Before you know it George has a gallery show and Tom’s play is produced in London. When Tom has to travel to participate in the production, George is left alone with Gilda. Thereafter, all bets are off.

Turn about is fair play and the year after making the two-women-love-one man triangle in Trouble in Paradise (1932), Lubitsch pulled off an even more audacious two-men-love-one-woman triangle in this film. And all the parties remain so civilized!  The Ben Hecht screenplay sparkles as bright as the acting and direction. Very, very Pre-Code and highly recommended.

Murders in the Zoo (1933)

Murders in the Zoo
Directed by A. Edward Sutherland
Written by Phillip Wylie and Seton I Miller
1933/US
Paramount Pictures
IMDb page
First viewing/Criterion Channel

Eric Gorman: [Said while sewing Taylor’s mouth shut] Mongolian Prince taught me this, Taylor. An ingenius device for the right occasion. You’ll never lie to a friend again, and you’ll never kiss another man’s wife.

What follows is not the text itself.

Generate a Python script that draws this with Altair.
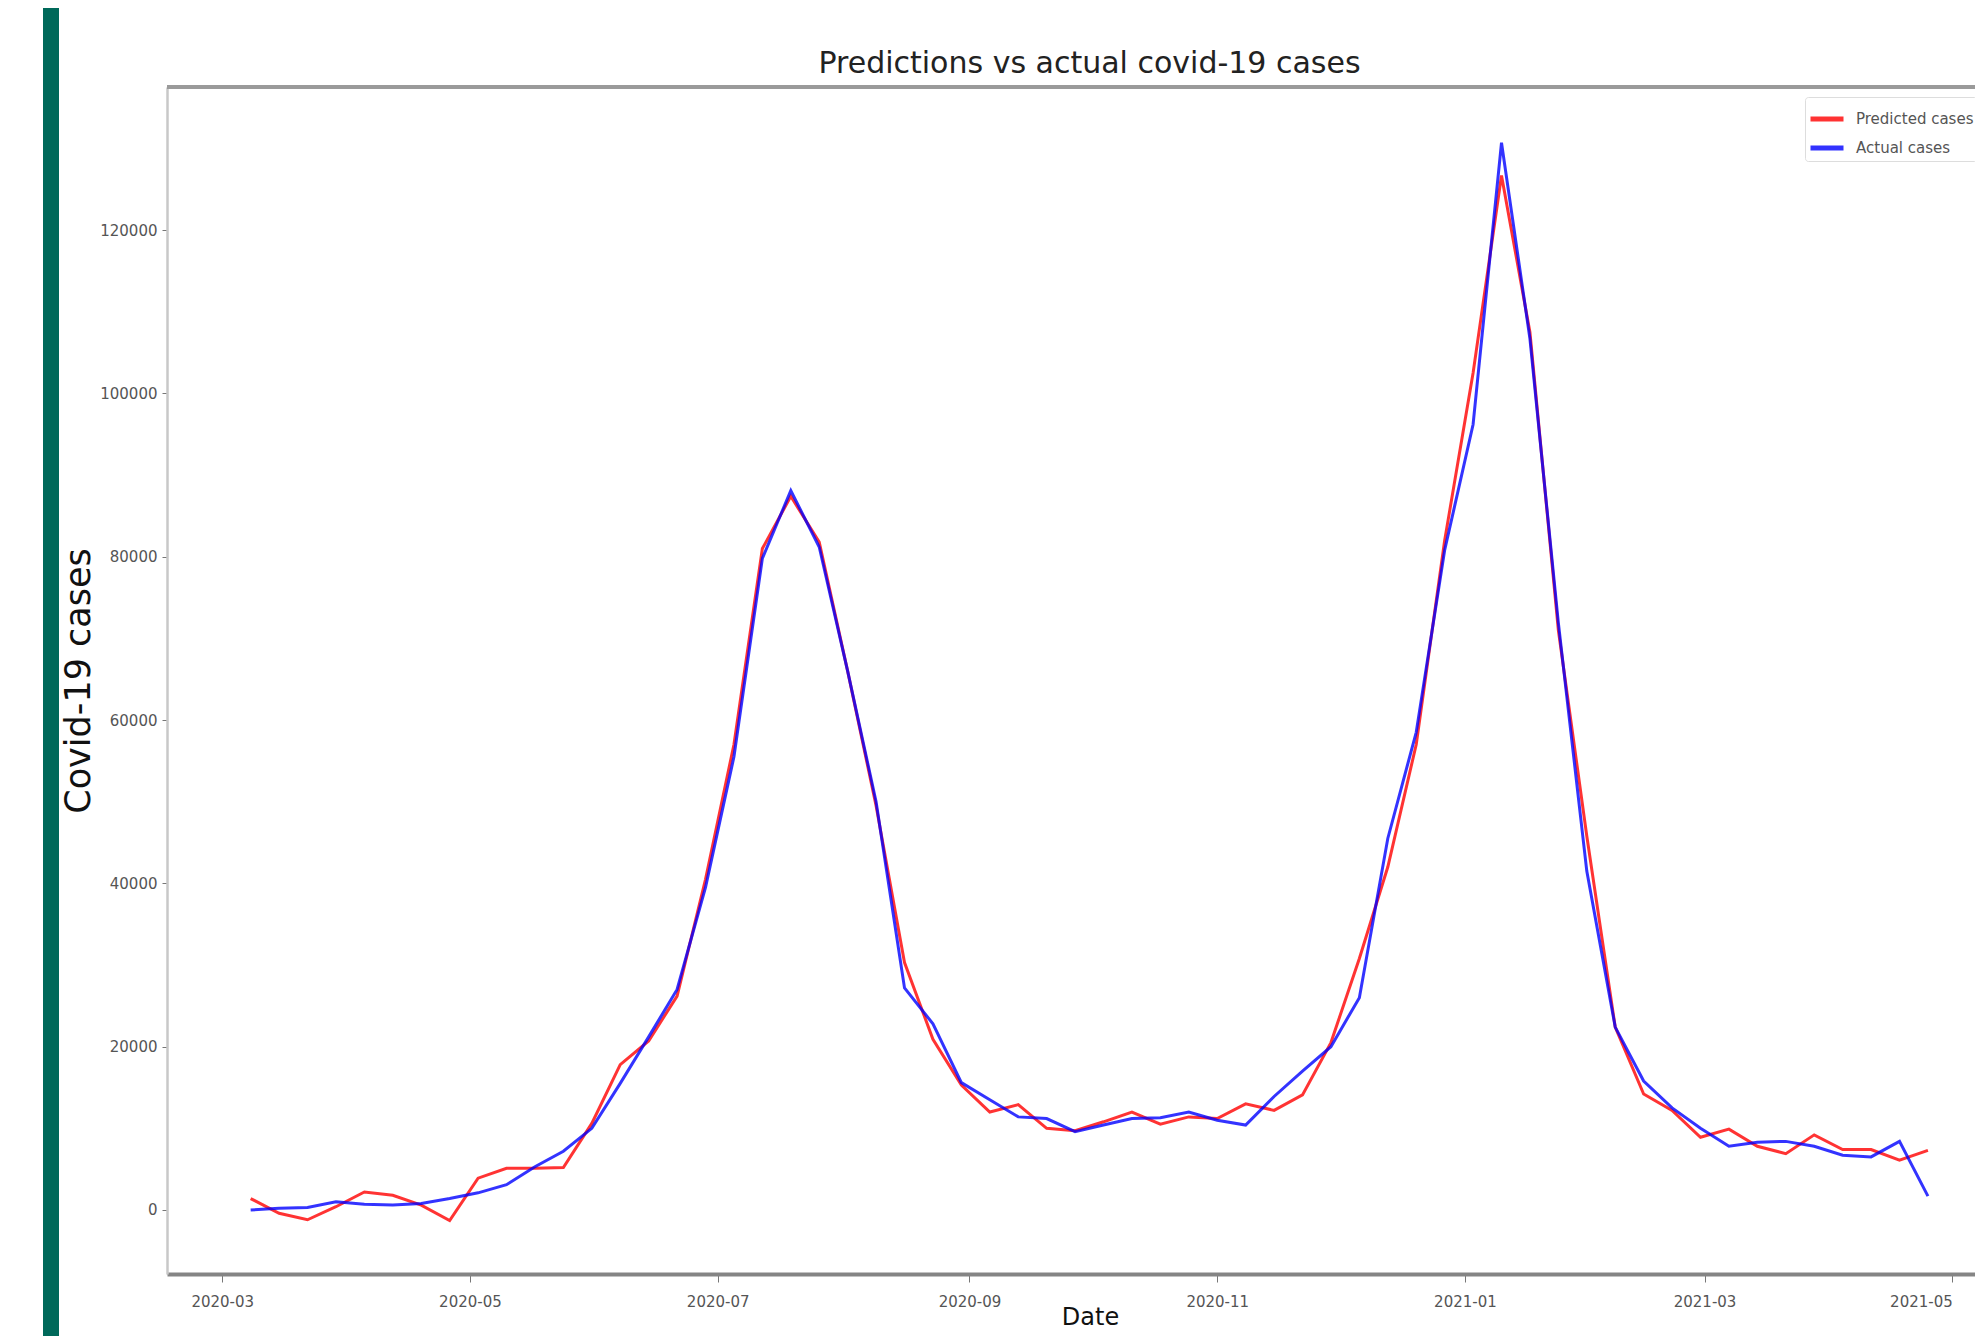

If they had ditched the comic relief and the young lovers, this could have been an effective horror film.

Eric Gorman (Lionel Atwill) is a megalomaniac and is insanely jealous of his young wive Evelyn (Kathleen Burke “The Panther Woman”).  Worse he has a cruel, sadistic streak.  He and wife have just returned from a trip to the Orient where they collected animals for the zoo.  Despite Eric’s past horrific revenge on those who dare to come near her, Evelyn started a romance with Roger Hewitt (John Lodge) on the voyage home and has decided to leave Eric.  The body count mounts.

Simultaneously, we get the story of antivenin researcher Dr. Jack Woodward (Randolph Scott) and his fiance (Gail Patrick).  In addition, the zoo has hired Peter Yates (Charlie Ruggles) to publicize the new animals.  He attempts to do this despite the fact that he is plastered 100% of the time.

I don’t know why but Lionel Atwill always gives me the creeps.  He seems to relish performing these perverse characters just a little too much.  The horror parts are really solid.  The rest of the movie is the definition of mediocre.